Thirty-five years after John Huston chose a sleepy little Mexican fishing town called Puerto Vallarta as the location for his Tennessee Williams adaptation, Night of the Iguana, at least one member of the original team - veteran producer Ray Stark - is returning for the remake.

In the meantime, of course, Puerto Vallarta has become the Torremolinos of Mexico - a process which began when Elizabeth Taylor (at the time still married to Eddie Fisher) began visiting Iguana star Richard Burton on the set (and, it is reliably reported, elsewhere). As a result, the remake will be shot near Puerto Vallarta, on a part of the coast where there are still fishing villages and not high-rise hotels, with Dennis Quaid in the Burton role of a New England clergyman who is defrocked because of a sex scandal and becomes a tour guide south of the border.

The director of the new Night will be Bosnian film-maker Peter Antonijevic, with whom Quaid made the much-praised (but little-seen) war drama Savior a year or so ago.

Quaid is also set to star opposite The Thin Red Line's Jim Caviezel in a time-travel thriller called Frequency, which Gregory Hoblit is directing for New Line. Caviezel plays a cop who finds he has a line of communication with his father (Quaid), who died in 1969 when Caviezel's character was only seven.

YABBA DABBA DONE

Readers will be glad to hear that The Flintstones in: Viva Rock Vegas rolled on April 12. The sequel has an all-new cast, headed by Mark Addy, the guy who tried to slim with shrink-wrap in The Full Monty and was Michael Keaton's buddy in Jack Frost, as Fred. Kristen Johnston from the first Austin Powers movie is Wilma. Also along for the trip to the prehistoric desert oasis are Stephen Baldwin as Barney; Jane Krakowski (Shut Up and Dance) as Betty; and toast-of-Broadway Alan Cumming as The Great Kazoo, an alien who occasionally shows up to help Fred.

Joan Collins swings into town in the mother-in-law role which was patented by Elizabeth Taylor the first time around; and Thomas Gibson from TV series Dharma & Greg plays Chip Rockefeller, the richest man in the world. Steven Spielberg again executive produces, while Brian Levant directs for the second time. Universal will be opening the movie around the world next summer.

MINORITY INTEREST

Tom Cruise continues to keep all the bases covered. Having moved from the auteurist universe of Stanley Kubrick's Eyes Wide Shut to planet popcorn (aka Australia) for Mission: Impossible 2, the Cruiser is now looking to team up with Steven Spielberg on sci-fi thriller Minority Report.

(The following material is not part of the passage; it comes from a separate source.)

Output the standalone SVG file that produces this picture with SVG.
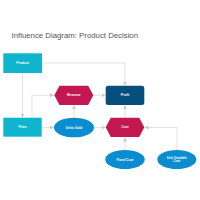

Having apparently put Memoirs of a Geisha (see Preview 36) on hold until next April, the director is looking to make what, for him, must qualify as an in-between movie. Neither blockbuster nor issue picture, neither mega-budget nor relatively cheap, the $80-million film is based on a story by Philip K Dick, who has already provided the inspiration for such sci-fi classics as Blade Runner and Total Recall.

Cruise will play a cop in some future society where crime prevention has become just what it says it is: his job is to arrest criminals before they commit the crime. With Cruise due off Mission by late summer, production on Minority Report could start as early as this autumn.

Spielberg is also rumoured to be involved in a new version of HG Wells' classic, The Time Machine, which will be made under the joint aegis of DreamWorks and Warner Bros (the first time the two studios have worked together). The last feature-film version of Wells' story of a Victorian scientist who invents time-travel was made in 1960, with Rod Taylor in the lead.